For decades, automation has loomed large over “unskilled” industries. We’ve all heard how one day, robots will serve our coffees, stock our shelves and ring through our groceries. This seemingly imminent trend primarily threatened minimum wage jobs in the service industry. 

But what about skilled trades? How will a trend toward automation in manufacturing impact the job market and the skillset required of engineers and skilled tradespeople? This question, rarely asked, is key to understanding not only how automation will impact the lives of workers, but their industries at large. 

The bottom line is this: engineers and skilled trade workers are facing a global shift in manufacturing industries as automation becomes cheaper, more efficient and more reliable than human labour.
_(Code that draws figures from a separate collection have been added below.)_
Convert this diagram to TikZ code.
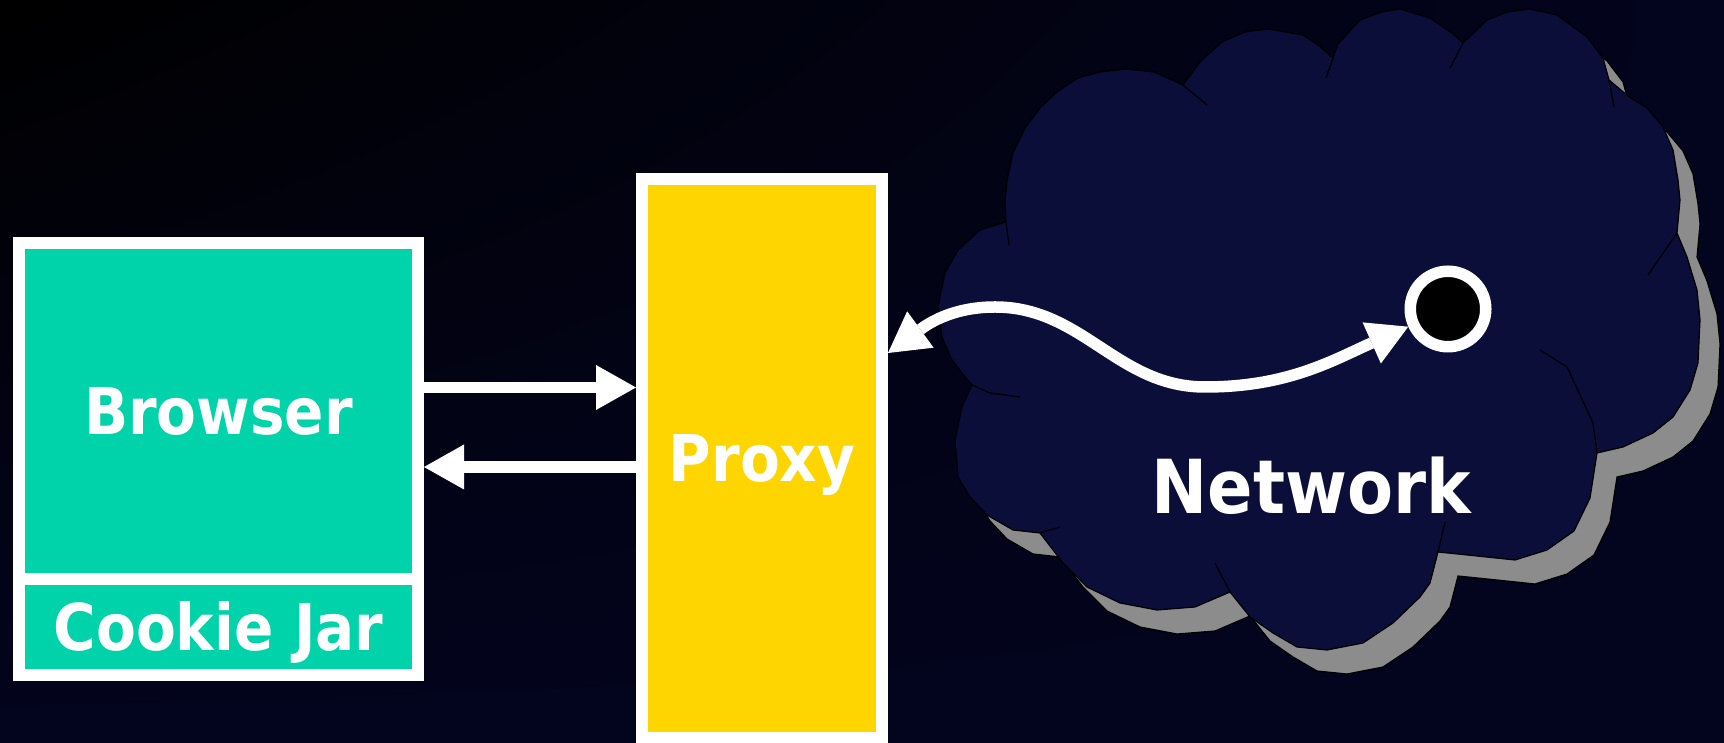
\documentclass[tikz,border=0pt]{standalone}
\usepackage{fontspec}
\setmainfont{DejaVu Sans}[FakeStretch=0.9]
\usetikzlibrary{arrows.meta, positioning, shadings}

\definecolor{bgnavy}{RGB}{3,4,30}
\definecolor{browsergreen}{RGB}{0,211,170}
\definecolor{proxyyellow}{RGB}{255,213,0}
\definecolor{cloudnavy}{RGB}{11,14,56}
\definecolor{shadowgray}{RGB}{140,140,140}

% cloud outline in screen pixels (y downwards)
\newcommand{\cloudoutline}{(1006,222) -- (1005,203) -- (1007,180) -- (1013,153) -- (1025,128) -- (1040,108) -- (1057,92) -- (1078,78) -- (1100,72) -- (1126,69) -- (1154,72) -- (1183,85)
 -- (1200,62) -- (1222,42) -- (1245,32) -- (1268,29) -- (1303,35) -- (1318,45) -- (1333,58)
 -- (1338,44) -- (1360,20) -- (1382,12) -- (1400,9) -- (1430,18) -- (1452,33) -- (1463,43)
 -- (1487,20) -- (1507,12) -- (1530,9) -- (1557,15) -- (1587,37) -- (1603,58) -- (1609,80)
 -- (1628,96) -- (1647,108) -- (1663,127) -- (1673,150) -- (1678,180) -- (1680,200) -- (1677,233)
 -- (1687,257) -- (1697,290) -- (1700,320) -- (1698,363) -- (1690,390) -- (1673,417) -- (1653,433) -- (1623,447) -- (1597,453)
 -- (1590,498) -- (1574,531) -- (1547,550) -- (1515,560) -- (1477,556) -- (1438,552)
 -- (1430,583) -- (1420,597) -- (1393,623) -- (1363,643) -- (1327,650) -- (1297,647) -- (1273,633) -- (1250,617) -- (1230,592)
 -- (1195,607) -- (1157,610) -- (1120,603) -- (1087,587) -- (1063,563) -- (1040,533)
 -- (1013,530) -- (987,515) -- (970,497) -- (958,477) -- (955,440) -- (962,407) -- (972,385)
 -- (965,377) -- (952,360) -- (942,337) -- (938,307) -- (945,273) -- (958,250) -- (980,230) -- cycle}

\begin{document}
\begin{tikzpicture}[x=0.5pt, y=0.5pt,
    box/.style={draw=white, line width=6pt, inner sep=0pt, text=white,
      font=\bfseries\fontsize{32.25pt}{38pt}\selectfont, text height=23.5pt, text depth=0pt},
    flow/.style={white, line width=5.75pt},
    >={Triangle[length=20pt, width=22.5pt, line width=0pt]},
    cloudline/.style={black, line width=0.6pt}]

  \useasboundingbox (0,0) rectangle (1724,743);
  \shade[upper left=black, upper right=bgnavy, lower left=bgnavy, lower right=bgnavy] (0,0) rectangle (1724,743);

  % the cloud, with its shadow
  \begin{scope}[shift={(0,743)}, yscale=-1]
    \filldraw[cloudline, fill=shadowgray, shift={(20,24)}] \cloudoutline;
    \filldraw[cloudline, fill=cloudnavy] \cloudoutline;
    \draw[cloudline] (1006,222) -- (1009,245);
    \draw[cloudline] (1183,85) -- (1207,105);
    \draw[cloudline] (1333,58) -- (1326,78);
    \draw[cloudline] (1463,43) -- (1450,68);
    \draw[cloudline] (1609,80) -- (1614,107);
    \draw[cloudline] (1677,233) -- (1648,275);
    \draw[cloudline] (1597,453) -- (1593,423) -- (1567,367) -- (1540,350);
    \draw[cloudline] (1438,552) -- (1445,522);
    \draw[cloudline] (1230,592) -- (1215,563);
    \draw[cloudline] (1040,533) -- (1060,527);
    \draw[cloudline] (972,385) -- (990,393) -- (1020,397);
  \end{scope}

  \node[text=white, inner sep=0pt, font=\bfseries\fontsize{37.25pt}{44pt}\selectfont,
    text height=27.15pt, text depth=0pt] (network) at (1311.5,257) {Network};

  % boxes
  \node[box, fill=browsergreen, minimum width=199.5pt, minimum height=168pt] (browser) at (218.5,332) {Browser};
  \node[box, fill=browsergreen, minimum width=199.5pt, minimum height=48pt, below=-6pt of browser] (jar) {Cookie Jar};
  \node[box, fill=proxyyellow, minimum width=120pt, minimum height=279.5pt] (proxy) at (762,284.5) {Proxy};

  % host in the network
  \node[circle, draw=white, fill=black, line width=5.75pt, minimum size=37.75pt, inner sep=0pt] (dot) at (1448,434) {};
  \coordinate (crest) at (995,436);
  \coordinate (dip) at (1205,356);

  % arrows
  \draw[flow, ->] ([yshift=11.75pt]browser.east) -- ([yshift=11.75pt]browser.east -| proxy.west);
  \draw[flow, ->] ([yshift=-28pt]browser.east -| proxy.west) -- ([yshift=-28pt]browser.east);
  \draw[flow, <->] ([yshift=52.75pt]proxy.east) to[out=36, in=180] (crest)
    to[out=0, in=180] (dip) to[out=0, in=204] (dot);

\end{tikzpicture}
\end{document}
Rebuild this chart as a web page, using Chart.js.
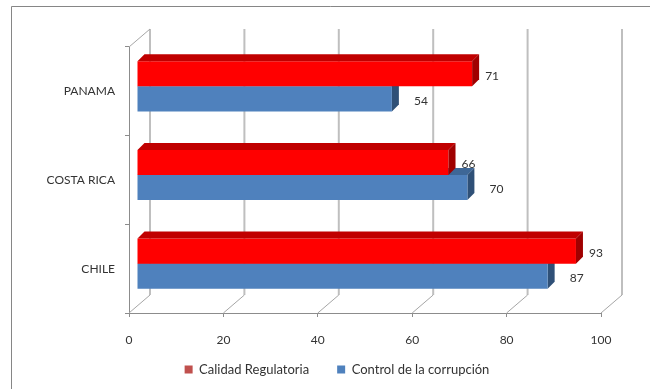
<!DOCTYPE html>
<html lang="es">
<head>
    <meta charset="UTF-8">
    <title>Calidad Regulatoria y Control de la corrupción</title>
    <script src="https://cdn.jsdelivr.net/npm/chart.js"></script>
    <style>
        body { margin: 0; background: #ffffff; }
        canvas { display: block; }
    </style>
</head>
<body>
    <canvas id="myChart" width="650" height="389"></canvas>

    <script>
        // datos
        const categories = ['PANAMA', 'COSTA RICA', 'CHILE'];
        const seriesNames = ['Calidad Regulatoria', 'Control de la corrupción'];
        const calidadRegulatoria = [71, 66, 93];
        const controlCorrupcion = [54, 70, 87];
        const xTickValues = [0, 20, 40, 60, 80, 100];

        const frontColors = ['#ff0000', '#4f81bd'];
        const topColors = ['#c00000', '#3e6797'];
        const sideColors = ['#a00000', '#2f5077'];
        const legendColors = ['#c0504d', '#4f81bd'];
        const labelOffsets = [20, 29];
        const font = { family: 'Lato', size: 12 };
        const legendFont = { family: 'Lato', size: 13 };
        const textColor = '#333333';
        const axisColor = '#8c8c8c';

        // desplazamientos del efecto 3D
        const wallDx = 21, wallDy = -18;
        const barDx = 8, barDy = -5;
        const depth = 7;

        function drawFaces(ctx, chart, i) {
            chart.getDatasetMeta(i).data.forEach(bar => {
                const p = bar.getProps(['x', 'y', 'base', 'height'], true);
                const top = p.y - p.height / 2, bottom = p.y + p.height / 2;
                ctx.fillStyle = topColors[i];
                ctx.beginPath();
                ctx.moveTo(p.base, top);
                ctx.lineTo(p.x, top);
                ctx.lineTo(p.x + depth, top - depth);
                ctx.lineTo(p.base + depth, top - depth);
                ctx.closePath();
                ctx.fill();
                ctx.fillStyle = sideColors[i];
                ctx.beginPath();
                ctx.moveTo(p.x, top);
                ctx.lineTo(p.x + depth, top - depth);
                ctx.lineTo(p.x + depth, bottom - depth);
                ctx.lineTo(p.x, bottom);
                ctx.closePath();
                ctx.fill();
            });
        }

        const plot3d = {
            id: 'plot3d',
            beforeDraw(chart) {
                const ctx = chart.ctx;
                ctx.save();
                ctx.fillStyle = '#ffffff';
                ctx.fillRect(0, 0, chart.width, chart.height);
                ctx.strokeStyle = '#868686';
                ctx.lineWidth = 1;
                ctx.beginPath();
                ctx.moveTo(11.5, chart.height);
                ctx.lineTo(11.5, 6.5);
                ctx.lineTo(chart.width, 6.5);
                ctx.stroke();
                ctx.restore();
            },
            afterLayout(chart) {
                // colocar la leyenda como en el original
                chart.legend.left += 31;
                chart.legend.right += 31;
                chart.legend.top -= 18;
            },
            beforeDatasetsDraw(chart) {
                const ctx = chart.ctx;
                const area = chart.chartArea;
                const x = chart.scales.x;
                ctx.save();
                // pared del fondo y suelo
                xTickValues.forEach(v => {
                    const xf = x.getPixelForValue(v);
                    ctx.strokeStyle = '#bfbfbf';
                    ctx.lineWidth = 2;
                    ctx.beginPath();
                    ctx.moveTo(xf + wallDx, area.bottom + wallDy);
                    ctx.lineTo(xf + wallDx, area.top + wallDy);
                    ctx.stroke();
                    ctx.strokeStyle = '#a6a6a6';
                    ctx.lineWidth = 1;
                    ctx.beginPath();
                    ctx.moveTo(xf, area.bottom);
                    ctx.lineTo(xf + wallDx, area.bottom + wallDy);
                    ctx.stroke();
                });
                ctx.beginPath();
                ctx.moveTo(area.left, area.top);
                ctx.lineTo(area.left + wallDx, area.top + wallDy);
                ctx.stroke();
                ctx.restore();

                ctx.save();
                ctx.translate(barDx, barDy);
                drawFaces(ctx, chart, 1);
            },
            afterDatasetsDraw(chart) {
                const ctx = chart.ctx;
                drawFaces(ctx, chart, 0);
                ctx.fillStyle = textColor;
                ctx.font = font.size + 'px ' + font.family;
                ctx.textAlign = 'center';
                ctx.textBaseline = 'middle';
                chart.data.datasets.forEach((ds, i) => {
                    chart.getDatasetMeta(i).data.forEach((bar, j) => {
                        const p = bar.getProps(['x', 'y'], true);
                        ctx.fillText(ds.data[j], p.x + labelOffsets[i], p.y + 2);
                    });
                });
                ctx.restore();
            }
        };

        const ctx = document.getElementById('myChart').getContext('2d');
        new Chart(ctx, {
            type: 'bar',
            data: {
                labels: categories,
                datasets: [{
                    label: seriesNames[0],
                    data: calidadRegulatoria,
                    backgroundColor: frontColors[0],
                    borderWidth: 0
                }, {
                    label: seriesNames[1],
                    data: controlCorrupcion,
                    backgroundColor: frontColors[1],
                    borderWidth: 0
                }]
            },
            options: {
                indexAxis: 'y',
                responsive: false,
                animation: false,
                categoryPercentage: 0.565,
                barPercentage: 1,
                layout: { padding: { left: 11, right: 49, top: 47, bottom: 0 } },
                scales: {
                    x: {
                        min: 0,
                        max: 100,
                        afterBuildTicks: s => { s.ticks = xTickValues.map(v => ({ value: v })); },
                        afterFit: s => { s.height = 40; },
                        grid: { drawOnChartArea: false, tickLength: 4, color: axisColor },
                        border: { color: axisColor },
                        ticks: { padding: 16, font: font, color: textColor, maxRotation: 0 }
                    },
                    y: {
                        afterFit: s => { s.width = 118; },
                        grid: { drawOnChartArea: false, tickLength: 4, color: axisColor, offset: true },
                        border: { color: axisColor },
                        ticks: { padding: 10, font: font, color: textColor }
                    }
                },
                plugins: {
                    tooltip: { enabled: false },
                    legend: {
                        position: 'bottom',
                        maxHeight: 36,
                        labels: {
                            boxWidth: 8,
                            boxHeight: 8,
                            padding: 28,
                            font: legendFont,
                            color: textColor,
                            generateLabels: chart => Chart.defaults.plugins.legend.labels.generateLabels(chart)
                                .map((item, i) => Object.assign(item, {
                                    fillStyle: legendColors[i],
                                    strokeStyle: legendColors[i],
                                    lineWidth: 0
                                }))
                        }
                    }
                }
            },
            plugins: [plot3d]
        });
    </script>
</body>
</html>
If you’ve seen footage from inside Tesla’s Gigafactory, you’ve seen the beginnings of this technology—agile, mutable robotics with extremely fine motor ability have been assembling the new generation of consumer vehicles, relying only on human supervision and quality control checks. As industries beyond the motor vehicle production line turn to new technologies such as those employed at Tesla, however, and especially as Baby Boomers begin to retire, there is a growing issue that faces workers and employers: a fundamental, structural realignment in the labour market.1

The truly brilliant and admirable aspects of tradeswork and engineering lies in the wealth of knowledge that those individuals must retain and employ every day. They are holders of extremely specialized knowledge without which the industrial, motive power and manufacturing sectors would grind to a halt. With the rise of the new skills economy, which places emphasis on skills that only humans can employ, however, that specialized knowledge is becoming less relevant.2 Returning to our Tesla example, if a series of robotic arms takes over welding the chassis to the frame of the vehicle, then the tradesperson who specialized in resistance spot welding now needs to learn and deploy new skills. This might include a turn toward hyper-specialization, where engineers and tradespeople zero in on a specific system of technologies; but it could also mean the education of more generalists to keep the plant floor running. The work may turn from welding vehicle frames to welding capital investments, like those robots, to keep the plant running when they need maintenance.

Implementing such technologies requires serious investment which, for now, remains out of reach for many players in the manufacturing sector. But as such systems continue to drop in price, companies will have to take advantage; those who remain technologically averse will be left behind. 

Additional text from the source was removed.